Currently, to plan out a day’s worth of work on Curiosity, it takes scientists at NASA’s Jet Propulsion Laboratory (JPL) about eight hours to first process information gathered by the rover the day before, plan out the next day’s tasks, engineer those projects, bundle them up in digital instructions, and send more instructions back to Mars.
Engineers spend about a half hour to an hour alone processing the images that Curiosity sends back, stitching together wide angle photos, or lining up stereo images that let humans—or rovers—deduce information about depth from two-dimensional pictures.
“For things like driving or operating the arm, we take a picture with the left camera and a picture with the right camera” Justin Maki, the imaging scientist for Mars 2020, says. “Then we match up pixels between the two images to create a 3D image of the terrain. Because we have these wider field of view lenses, we end up with better quality stereo terrain maps.”
Maki and his team’s plan for the next mission is to compress the entire daily timeline down to five hours, in part by taking advantage of the smaller, cheaper, and more powerful cameras on the rover, which have a much wider field of view.
The wider field of view and high resolution means less time stitching together or processing images, and more time working on the next day’s assignments for the rover, whether that’s telling it to drive over to a rock, avoid an obstacle, or fire a laser.
“The shorter the timeline the more chances you get for ground-in-the-loop planning,” Maki says.
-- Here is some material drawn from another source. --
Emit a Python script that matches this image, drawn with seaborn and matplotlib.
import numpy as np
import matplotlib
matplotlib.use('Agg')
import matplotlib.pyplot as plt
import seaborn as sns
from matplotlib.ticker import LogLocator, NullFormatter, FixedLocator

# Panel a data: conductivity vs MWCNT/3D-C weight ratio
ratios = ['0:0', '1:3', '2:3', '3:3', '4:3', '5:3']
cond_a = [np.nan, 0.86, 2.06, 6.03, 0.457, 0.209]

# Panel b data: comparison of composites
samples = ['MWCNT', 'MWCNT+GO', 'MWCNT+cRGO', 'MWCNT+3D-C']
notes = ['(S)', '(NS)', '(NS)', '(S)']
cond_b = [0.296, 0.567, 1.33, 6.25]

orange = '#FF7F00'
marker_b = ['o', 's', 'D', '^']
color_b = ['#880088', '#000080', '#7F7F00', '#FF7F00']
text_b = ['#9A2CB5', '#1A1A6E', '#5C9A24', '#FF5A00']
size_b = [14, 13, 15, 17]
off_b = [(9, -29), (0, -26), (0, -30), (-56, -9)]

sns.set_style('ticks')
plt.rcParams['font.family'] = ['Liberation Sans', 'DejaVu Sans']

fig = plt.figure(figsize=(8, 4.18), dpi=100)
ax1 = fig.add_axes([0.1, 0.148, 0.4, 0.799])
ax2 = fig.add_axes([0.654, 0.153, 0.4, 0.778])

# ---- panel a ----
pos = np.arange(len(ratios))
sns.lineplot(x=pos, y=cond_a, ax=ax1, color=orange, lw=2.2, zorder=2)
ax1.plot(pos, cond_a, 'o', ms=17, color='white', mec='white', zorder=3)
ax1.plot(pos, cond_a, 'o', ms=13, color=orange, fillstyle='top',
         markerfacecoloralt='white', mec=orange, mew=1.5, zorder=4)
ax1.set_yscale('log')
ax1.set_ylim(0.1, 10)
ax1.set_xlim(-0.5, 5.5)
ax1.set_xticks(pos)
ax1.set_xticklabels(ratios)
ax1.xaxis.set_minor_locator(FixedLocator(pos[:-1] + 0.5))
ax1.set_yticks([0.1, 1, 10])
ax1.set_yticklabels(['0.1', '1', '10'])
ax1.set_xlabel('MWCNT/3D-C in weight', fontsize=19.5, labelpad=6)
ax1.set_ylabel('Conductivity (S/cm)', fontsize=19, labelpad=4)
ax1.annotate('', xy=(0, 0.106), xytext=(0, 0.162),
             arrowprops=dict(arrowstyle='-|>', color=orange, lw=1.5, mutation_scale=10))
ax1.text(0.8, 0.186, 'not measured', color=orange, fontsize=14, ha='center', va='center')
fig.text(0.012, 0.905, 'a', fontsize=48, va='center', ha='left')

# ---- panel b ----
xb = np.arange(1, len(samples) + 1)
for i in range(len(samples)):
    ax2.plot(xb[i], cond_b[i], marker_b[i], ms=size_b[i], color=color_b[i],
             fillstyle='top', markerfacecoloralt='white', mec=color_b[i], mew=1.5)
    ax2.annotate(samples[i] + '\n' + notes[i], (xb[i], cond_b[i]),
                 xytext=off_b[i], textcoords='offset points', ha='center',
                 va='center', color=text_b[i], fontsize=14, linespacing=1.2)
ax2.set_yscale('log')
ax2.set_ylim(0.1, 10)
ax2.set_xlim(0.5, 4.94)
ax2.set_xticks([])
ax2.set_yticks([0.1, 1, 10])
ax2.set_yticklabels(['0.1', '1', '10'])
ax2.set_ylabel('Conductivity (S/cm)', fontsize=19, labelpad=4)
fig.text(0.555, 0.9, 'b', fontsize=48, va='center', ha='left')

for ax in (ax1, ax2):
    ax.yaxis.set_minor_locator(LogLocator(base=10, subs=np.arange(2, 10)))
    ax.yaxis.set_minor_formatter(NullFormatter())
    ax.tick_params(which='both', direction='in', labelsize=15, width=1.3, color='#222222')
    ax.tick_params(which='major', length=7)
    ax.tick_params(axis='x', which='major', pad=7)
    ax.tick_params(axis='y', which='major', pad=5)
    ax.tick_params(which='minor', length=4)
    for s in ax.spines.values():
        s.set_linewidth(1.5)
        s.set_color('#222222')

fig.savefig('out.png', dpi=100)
That means that there’s more room to accommodate the 40 minute delay in days between a day on Mars and a day on Earth. It may not seem like much, but the delay can periodically throw things out of whack when we’re talking interplanetary scales.
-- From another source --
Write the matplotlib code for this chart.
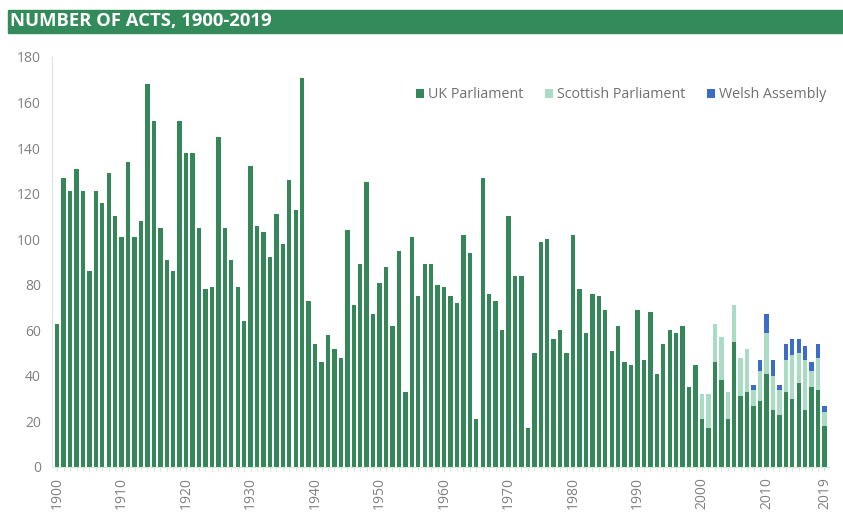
import matplotlib
matplotlib.use('Agg')
import matplotlib.pyplot as plt
from matplotlib.patches import Rectangle
import numpy as np

plt.rcParams['font.family'] = ['Open Sans', 'DejaVu Sans']

## data
years = list(range(1900, 2020))
uk = [63, 127, 121, 131, 121, 86, 121, 116, 129, 110,
      101, 134, 101, 108, 168, 152, 105, 91, 86, 152,
      138, 138, 105, 78, 79, 145, 105, 91, 79, 64,
      132, 106, 103, 92, 111, 98, 126, 113, 171, 73,
      54, 46, 58, 52, 48, 104, 71, 89, 125, 67,
      81, 88, 62, 95, 33, 101, 75, 89, 89, 80,
      79, 75, 72, 102, 94, 21, 127, 76, 73, 60,
      110, 84, 84, 17, 50, 99, 100, 56, 60, 50,
      102, 78, 59, 76, 75, 69, 51, 62, 46, 45,
      69, 47, 68, 41, 54, 60, 59, 62, 35, 45,
      21, 17, 46, 38, 21, 55, 31, 33, 27, 29,
      41, 25, 23, 33, 30, 37, 25, 35, 34, 18]
scot_years = list(range(2000, 2020))
scottish = [11, 15, 17, 19, 12, 16, 17, 19, 7, 13,
            18, 15, 11, 14, 19, 13, 22, 7, 14, 6]
welsh_years = list(range(2008, 2020))
welsh = [2, 5, 8, 7, 2, 7, 7, 6, 6, 4, 6, 3]
tick_years = [1900, 1910, 1920, 1930, 1940, 1950, 1960, 1970, 1980, 1990, 2000, 2010, 2019]

c_uk = '#35875a'
c_scot = '#a9dcc2'
c_wales = '#3b6cc6'
grey = '#808080'

# line the devolved series up with the full year range
scot_full = np.zeros(len(years))
wales_full = np.zeros(len(years))
for y, v in zip(scot_years, scottish):
    scot_full[years.index(y)] = v
for y, v in zip(welsh_years, welsh):
    wales_full[years.index(y)] = v

fig = plt.figure(figsize=(8.43, 5.15), dpi=100)
ax = fig.add_axes([52 / 843, 48 / 515, 777 / 843, 410 / 515])

x = np.arange(len(years))
w = 0.68
ax.bar(x, uk, w, color=c_uk, label='UK Parliament')
ax.bar(x, scot_full, w, bottom=uk, color=c_scot, label='Scottish Parliament')
ax.bar(x, wales_full, w, bottom=np.array(uk) + scot_full, color=c_wales, label='Welsh Assembly')

ax.set_ylim(0, 180)
ax.set_yticks(range(0, 181, 20))
ax.set_xlim(-0.8, len(years) - 0.3)
ax.set_xticks([years.index(y) for y in tick_years])
ax.set_xticklabels([str(y) for y in tick_years], rotation=90)
ax.set_xticks(x, minor=True)

for s in ['top', 'right']:
    ax.spines[s].set_visible(False)
ax.spines['left'].set_color('#e0e0e0')
ax.spines['bottom'].set_color('#cfe6d8')
ax.tick_params(axis='y', length=0, colors=grey, labelsize=10, pad=8)
ax.tick_params(axis='x', which='major', length=3, color='#cfe6d8', colors=grey, labelsize=10, pad=4)
ax.tick_params(axis='x', which='minor', length=3, color='#cfe6d8')

leg = ax.legend(loc='center right', bbox_to_anchor=(826 / 843, 1 - 95 / 515),
                bbox_transform=fig.transFigure, ncol=3, frameon=False,
                fontsize=10.3, handlelength=0.6, handleheight=0.6, handletextpad=0.25,
                columnspacing=1.5, borderaxespad=0, borderpad=0)
for t in leg.get_texts():
    t.set_color('#707070')

# title band
fig.patches.append(Rectangle((8 / 843, 1 - 33 / 515), 835 / 843, 23 / 515,
                             transform=fig.transFigure, color='#338a5a', zorder=0))
fig.text(10 / 843, 1 - 21.5 / 515, 'NUMBER OF ACTS, 1900-2019', color='white',
         fontsize=13.3, fontweight='bold', va='center', ha='left')

fig.savefig('out.png', dpi=100)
“Some days you come into work in the morning and the plan hasn’t finished executing yet on Mars,” Maki says. That’s a problem, because researchers have to wait for the info to come in to start their day. Delays—plus the eight hours needed to plan and program a day—mean sometimes unpredictable hours, which can get exhausting, especially when expeditions are extended and the team is five years into a two year mission, which is the case with Curiosity.
“When we first land we’ll work all through the night,” Maki says. “But that’s hard to sustain much beyond three months.”
A shorter, five hour window means that information can come in late to the JPL lab and researchers can still turn around precisely calibrated instructions by the end of a normal working day, which wouldn’t be possible without the wide-angle lenses on the camera taking precise pictures of the surrounding environment, samples, and the rover itself.
Of course, in addition to providing detailed navigation aids, the large number of cameras also means more amazing images for everyone back home as well. High-speed landing video cameras, along with a specialized microphone, will capture the harrowing descent of the rover to the surface. Yes, the engineers will see detailed footage of how the parachutes deploy in Mars’ atmosphere, but the rest of us will get a live-action remake of Seven Minutes of Terror—the immensely popular NASA animation of Curiousity’s landing.
And, like other NASA missions, when information comes back from Mars 2020 mission, the public will be able to follow along almost as soon as Maki and the other mission scientists get the information.
“It’s a really unique time in human history. Before, explorers would go off on a ship and hopefully they would come back with some stories or maybe some drawings,” Maki says. “But now anyone in the world can participate in our voyage in real time.”